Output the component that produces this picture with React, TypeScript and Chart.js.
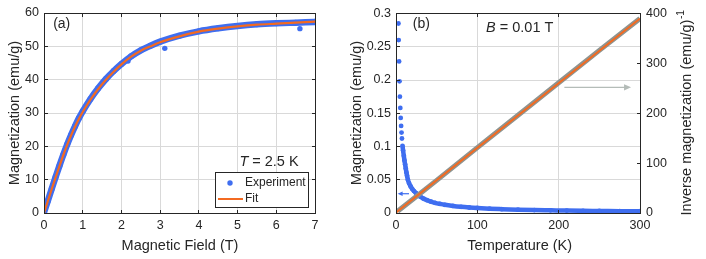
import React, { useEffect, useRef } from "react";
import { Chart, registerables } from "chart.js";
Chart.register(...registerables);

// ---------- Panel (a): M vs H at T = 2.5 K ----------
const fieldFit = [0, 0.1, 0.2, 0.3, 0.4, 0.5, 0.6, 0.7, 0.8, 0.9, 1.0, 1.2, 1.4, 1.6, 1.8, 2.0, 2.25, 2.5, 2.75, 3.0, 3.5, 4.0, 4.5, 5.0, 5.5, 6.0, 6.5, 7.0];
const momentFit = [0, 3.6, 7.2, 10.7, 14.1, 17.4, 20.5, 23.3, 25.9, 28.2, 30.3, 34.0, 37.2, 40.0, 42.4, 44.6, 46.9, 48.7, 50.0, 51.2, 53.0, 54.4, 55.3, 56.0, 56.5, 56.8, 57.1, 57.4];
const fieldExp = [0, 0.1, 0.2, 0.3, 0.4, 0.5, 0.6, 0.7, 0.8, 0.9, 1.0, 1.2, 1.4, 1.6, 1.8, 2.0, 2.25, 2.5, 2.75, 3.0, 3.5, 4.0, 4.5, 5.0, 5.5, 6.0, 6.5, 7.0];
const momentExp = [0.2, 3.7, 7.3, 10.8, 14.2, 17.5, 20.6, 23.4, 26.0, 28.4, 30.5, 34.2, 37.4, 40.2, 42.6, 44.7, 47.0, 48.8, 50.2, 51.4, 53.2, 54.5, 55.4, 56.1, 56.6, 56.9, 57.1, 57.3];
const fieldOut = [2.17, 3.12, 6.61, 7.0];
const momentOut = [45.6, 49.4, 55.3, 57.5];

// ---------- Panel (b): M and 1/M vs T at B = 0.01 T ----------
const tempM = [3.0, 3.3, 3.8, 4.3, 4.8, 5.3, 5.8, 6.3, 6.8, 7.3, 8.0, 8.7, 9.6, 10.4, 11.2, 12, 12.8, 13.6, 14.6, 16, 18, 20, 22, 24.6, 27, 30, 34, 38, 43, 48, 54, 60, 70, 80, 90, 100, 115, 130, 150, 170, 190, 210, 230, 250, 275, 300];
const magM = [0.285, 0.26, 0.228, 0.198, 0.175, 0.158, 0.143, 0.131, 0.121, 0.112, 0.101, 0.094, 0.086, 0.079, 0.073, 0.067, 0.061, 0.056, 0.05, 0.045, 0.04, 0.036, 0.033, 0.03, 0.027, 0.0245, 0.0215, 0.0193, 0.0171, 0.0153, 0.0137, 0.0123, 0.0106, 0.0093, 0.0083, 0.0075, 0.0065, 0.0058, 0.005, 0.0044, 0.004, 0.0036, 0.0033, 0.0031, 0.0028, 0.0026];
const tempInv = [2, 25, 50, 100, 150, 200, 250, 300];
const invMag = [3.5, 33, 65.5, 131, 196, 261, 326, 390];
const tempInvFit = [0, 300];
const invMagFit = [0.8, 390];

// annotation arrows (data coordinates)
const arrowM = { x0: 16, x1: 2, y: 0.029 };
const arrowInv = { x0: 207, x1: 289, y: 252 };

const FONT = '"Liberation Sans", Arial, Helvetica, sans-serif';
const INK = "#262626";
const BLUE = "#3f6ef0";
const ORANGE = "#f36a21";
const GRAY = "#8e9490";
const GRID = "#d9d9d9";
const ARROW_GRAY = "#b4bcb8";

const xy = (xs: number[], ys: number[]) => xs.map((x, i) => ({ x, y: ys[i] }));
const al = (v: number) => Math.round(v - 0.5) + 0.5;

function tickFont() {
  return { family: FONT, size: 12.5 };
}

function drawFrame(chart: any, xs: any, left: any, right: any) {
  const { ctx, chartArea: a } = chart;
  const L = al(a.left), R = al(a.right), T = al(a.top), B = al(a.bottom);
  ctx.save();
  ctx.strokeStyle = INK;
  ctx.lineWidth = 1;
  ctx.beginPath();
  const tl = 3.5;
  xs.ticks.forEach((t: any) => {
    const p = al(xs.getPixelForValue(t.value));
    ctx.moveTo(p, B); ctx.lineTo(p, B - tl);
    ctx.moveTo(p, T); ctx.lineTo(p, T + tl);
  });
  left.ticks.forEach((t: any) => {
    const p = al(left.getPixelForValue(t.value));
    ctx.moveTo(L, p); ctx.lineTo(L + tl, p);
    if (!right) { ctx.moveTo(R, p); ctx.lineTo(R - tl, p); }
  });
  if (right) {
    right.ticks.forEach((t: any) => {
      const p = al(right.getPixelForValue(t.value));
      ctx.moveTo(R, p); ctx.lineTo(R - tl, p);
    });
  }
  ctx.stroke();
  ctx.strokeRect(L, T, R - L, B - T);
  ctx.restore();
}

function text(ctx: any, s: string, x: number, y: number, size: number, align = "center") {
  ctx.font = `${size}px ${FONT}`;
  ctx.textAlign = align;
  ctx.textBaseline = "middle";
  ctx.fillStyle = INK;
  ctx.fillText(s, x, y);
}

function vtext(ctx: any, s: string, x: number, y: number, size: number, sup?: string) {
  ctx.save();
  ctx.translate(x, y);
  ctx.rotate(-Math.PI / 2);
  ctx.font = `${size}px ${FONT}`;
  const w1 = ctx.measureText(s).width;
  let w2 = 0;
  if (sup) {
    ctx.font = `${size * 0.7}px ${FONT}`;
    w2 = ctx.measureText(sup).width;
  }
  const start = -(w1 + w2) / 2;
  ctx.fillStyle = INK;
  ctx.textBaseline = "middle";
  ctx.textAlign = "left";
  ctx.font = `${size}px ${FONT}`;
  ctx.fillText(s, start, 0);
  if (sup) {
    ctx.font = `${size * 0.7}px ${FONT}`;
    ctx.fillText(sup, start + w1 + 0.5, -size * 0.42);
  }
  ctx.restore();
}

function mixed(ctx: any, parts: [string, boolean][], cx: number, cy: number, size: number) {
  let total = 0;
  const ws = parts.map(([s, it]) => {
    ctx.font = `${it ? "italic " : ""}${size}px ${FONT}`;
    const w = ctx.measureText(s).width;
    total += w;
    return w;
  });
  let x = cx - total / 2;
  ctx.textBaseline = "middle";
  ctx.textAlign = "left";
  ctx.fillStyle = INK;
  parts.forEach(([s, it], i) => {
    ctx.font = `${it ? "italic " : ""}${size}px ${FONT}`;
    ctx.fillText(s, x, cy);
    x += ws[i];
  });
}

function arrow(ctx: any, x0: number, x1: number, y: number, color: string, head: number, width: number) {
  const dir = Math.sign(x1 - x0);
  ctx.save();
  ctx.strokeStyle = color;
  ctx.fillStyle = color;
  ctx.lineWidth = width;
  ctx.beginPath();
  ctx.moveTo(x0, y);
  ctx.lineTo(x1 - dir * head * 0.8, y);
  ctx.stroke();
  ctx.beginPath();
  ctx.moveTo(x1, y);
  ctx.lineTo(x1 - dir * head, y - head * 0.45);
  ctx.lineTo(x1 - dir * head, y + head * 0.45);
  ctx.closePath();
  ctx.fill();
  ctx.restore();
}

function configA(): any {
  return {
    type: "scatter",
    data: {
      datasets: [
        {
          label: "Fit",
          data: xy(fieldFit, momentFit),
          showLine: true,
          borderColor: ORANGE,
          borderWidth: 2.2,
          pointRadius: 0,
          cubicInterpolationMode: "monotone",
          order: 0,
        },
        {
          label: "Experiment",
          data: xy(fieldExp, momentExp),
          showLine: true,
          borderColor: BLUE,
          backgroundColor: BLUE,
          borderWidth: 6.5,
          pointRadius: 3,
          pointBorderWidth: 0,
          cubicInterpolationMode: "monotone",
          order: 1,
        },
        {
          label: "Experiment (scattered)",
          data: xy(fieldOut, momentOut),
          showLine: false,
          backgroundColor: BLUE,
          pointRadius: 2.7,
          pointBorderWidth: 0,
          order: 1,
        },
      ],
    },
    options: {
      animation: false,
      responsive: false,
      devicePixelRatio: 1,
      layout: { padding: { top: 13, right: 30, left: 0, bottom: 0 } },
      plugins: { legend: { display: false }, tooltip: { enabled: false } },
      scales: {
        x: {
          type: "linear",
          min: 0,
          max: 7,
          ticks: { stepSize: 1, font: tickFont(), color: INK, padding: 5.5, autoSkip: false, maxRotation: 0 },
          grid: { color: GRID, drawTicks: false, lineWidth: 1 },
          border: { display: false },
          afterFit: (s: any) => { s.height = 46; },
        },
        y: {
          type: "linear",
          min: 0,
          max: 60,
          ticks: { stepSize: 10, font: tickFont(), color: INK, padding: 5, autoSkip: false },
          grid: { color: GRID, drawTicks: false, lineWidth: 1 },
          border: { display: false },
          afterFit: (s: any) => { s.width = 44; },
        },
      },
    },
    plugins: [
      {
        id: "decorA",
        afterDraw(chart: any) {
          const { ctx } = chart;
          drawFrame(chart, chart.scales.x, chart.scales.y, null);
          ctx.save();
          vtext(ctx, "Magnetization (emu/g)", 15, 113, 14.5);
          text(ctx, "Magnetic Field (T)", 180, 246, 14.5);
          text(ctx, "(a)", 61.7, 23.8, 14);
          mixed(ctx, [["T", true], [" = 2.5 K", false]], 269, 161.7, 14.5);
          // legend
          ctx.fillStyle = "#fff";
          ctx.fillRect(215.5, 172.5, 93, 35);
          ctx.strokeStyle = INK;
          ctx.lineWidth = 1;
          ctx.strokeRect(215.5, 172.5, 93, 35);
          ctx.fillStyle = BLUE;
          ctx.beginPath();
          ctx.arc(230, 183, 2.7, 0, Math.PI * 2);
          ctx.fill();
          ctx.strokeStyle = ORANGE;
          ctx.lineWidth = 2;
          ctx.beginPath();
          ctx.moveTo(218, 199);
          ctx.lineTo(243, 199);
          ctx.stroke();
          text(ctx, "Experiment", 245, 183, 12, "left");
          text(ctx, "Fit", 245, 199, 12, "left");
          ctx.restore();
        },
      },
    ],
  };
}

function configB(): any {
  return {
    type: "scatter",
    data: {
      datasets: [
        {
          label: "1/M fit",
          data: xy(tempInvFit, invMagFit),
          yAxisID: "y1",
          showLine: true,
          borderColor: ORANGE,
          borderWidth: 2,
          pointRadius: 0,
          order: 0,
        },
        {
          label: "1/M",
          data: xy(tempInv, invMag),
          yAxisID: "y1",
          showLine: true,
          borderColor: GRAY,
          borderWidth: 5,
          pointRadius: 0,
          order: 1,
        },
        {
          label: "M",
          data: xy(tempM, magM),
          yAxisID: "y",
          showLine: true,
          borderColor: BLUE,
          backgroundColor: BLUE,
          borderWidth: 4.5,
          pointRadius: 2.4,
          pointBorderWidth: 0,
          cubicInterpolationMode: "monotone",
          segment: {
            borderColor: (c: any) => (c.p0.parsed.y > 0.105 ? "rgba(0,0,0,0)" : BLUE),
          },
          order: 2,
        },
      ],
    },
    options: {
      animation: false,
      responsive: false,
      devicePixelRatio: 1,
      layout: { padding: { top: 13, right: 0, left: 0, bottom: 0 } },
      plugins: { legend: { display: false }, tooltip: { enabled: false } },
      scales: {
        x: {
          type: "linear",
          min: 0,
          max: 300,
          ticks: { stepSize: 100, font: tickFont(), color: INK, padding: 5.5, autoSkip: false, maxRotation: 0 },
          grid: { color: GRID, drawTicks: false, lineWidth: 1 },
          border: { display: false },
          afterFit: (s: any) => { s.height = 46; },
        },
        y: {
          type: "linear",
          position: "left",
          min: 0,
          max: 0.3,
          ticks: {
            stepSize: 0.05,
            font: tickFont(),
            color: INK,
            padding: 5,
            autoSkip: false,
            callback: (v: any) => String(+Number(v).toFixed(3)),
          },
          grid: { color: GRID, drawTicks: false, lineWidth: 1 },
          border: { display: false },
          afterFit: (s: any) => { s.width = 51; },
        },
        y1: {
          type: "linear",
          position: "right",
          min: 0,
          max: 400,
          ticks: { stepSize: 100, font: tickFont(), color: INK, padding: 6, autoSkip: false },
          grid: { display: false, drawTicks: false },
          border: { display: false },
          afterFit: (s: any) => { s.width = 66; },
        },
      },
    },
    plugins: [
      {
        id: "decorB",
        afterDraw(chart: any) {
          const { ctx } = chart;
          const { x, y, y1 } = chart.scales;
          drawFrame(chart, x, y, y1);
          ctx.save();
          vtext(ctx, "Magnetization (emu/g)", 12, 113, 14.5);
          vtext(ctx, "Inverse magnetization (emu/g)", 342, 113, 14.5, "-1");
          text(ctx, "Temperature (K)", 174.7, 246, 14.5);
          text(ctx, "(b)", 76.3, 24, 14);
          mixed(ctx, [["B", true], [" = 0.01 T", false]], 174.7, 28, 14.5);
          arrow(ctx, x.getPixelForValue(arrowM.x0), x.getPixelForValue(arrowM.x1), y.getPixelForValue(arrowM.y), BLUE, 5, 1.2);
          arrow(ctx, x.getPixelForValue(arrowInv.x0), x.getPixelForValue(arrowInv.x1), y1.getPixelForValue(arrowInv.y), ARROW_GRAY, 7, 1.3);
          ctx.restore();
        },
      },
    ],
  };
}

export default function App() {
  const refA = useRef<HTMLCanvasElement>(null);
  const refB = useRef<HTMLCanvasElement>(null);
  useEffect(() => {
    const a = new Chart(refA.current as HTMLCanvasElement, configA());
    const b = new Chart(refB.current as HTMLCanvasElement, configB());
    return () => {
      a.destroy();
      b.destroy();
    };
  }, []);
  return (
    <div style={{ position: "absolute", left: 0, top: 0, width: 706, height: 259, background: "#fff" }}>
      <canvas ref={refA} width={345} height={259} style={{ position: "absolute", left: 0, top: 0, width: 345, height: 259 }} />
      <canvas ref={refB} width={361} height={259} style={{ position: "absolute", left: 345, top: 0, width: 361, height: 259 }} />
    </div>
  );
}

### Instruction
Only the lines from the top of the data through the line with "const momentOut = [45.6, 49.4, 55.3, 57.5];" should be quoted, exactly and with both ends kept; skip the pictures.

### Solution
Output the component that produces this picture with React, TypeScript and Chart.js.
import React, { useEffect, useRef } from "react";
import { Chart, registerables } from "chart.js";
Chart.register(...registerables);

// ---------- Panel (a): M vs H at T = 2.5 K ----------
const fieldFit = [0, 0.1, 0.2, 0.3, 0.4, 0.5, 0.6, 0.7, 0.8, 0.9, 1.0, 1.2, 1.4, 1.6, 1.8, 2.0, 2.25, 2.5, 2.75, 3.0, 3.5, 4.0, 4.5, 5.0, 5.5, 6.0, 6.5, 7.0];
const momentFit = [0, 3.6, 7.2, 10.7, 14.1, 17.4, 20.5, 23.3, 25.9, 28.2, 30.3, 34.0, 37.2, 40.0, 42.4, 44.6, 46.9, 48.7, 50.0, 51.2, 53.0, 54.4, 55.3, 56.0, 56.5, 56.8, 57.1, 57.4];
const fieldExp = [0, 0.1, 0.2, 0.3, 0.4, 0.5, 0.6, 0.7, 0.8, 0.9, 1.0, 1.2, 1.4, 1.6, 1.8, 2.0, 2.25, 2.5, 2.75, 3.0, 3.5, 4.0, 4.5, 5.0, 5.5, 6.0, 6.5, 7.0];
const momentExp = [0.2, 3.7, 7.3, 10.8, 14.2, 17.5, 20.6, 23.4, 26.0, 28.4, 30.5, 34.2, 37.4, 40.2, 42.6, 44.7, 47.0, 48.8, 50.2, 51.4, 53.2, 54.5, 55.4, 56.1, 56.6, 56.9, 57.1, 57.3];
const fieldOut = [2.17, 3.12, 6.61, 7.0];
const momentOut = [45.6, 49.4, 55.3, 57.5];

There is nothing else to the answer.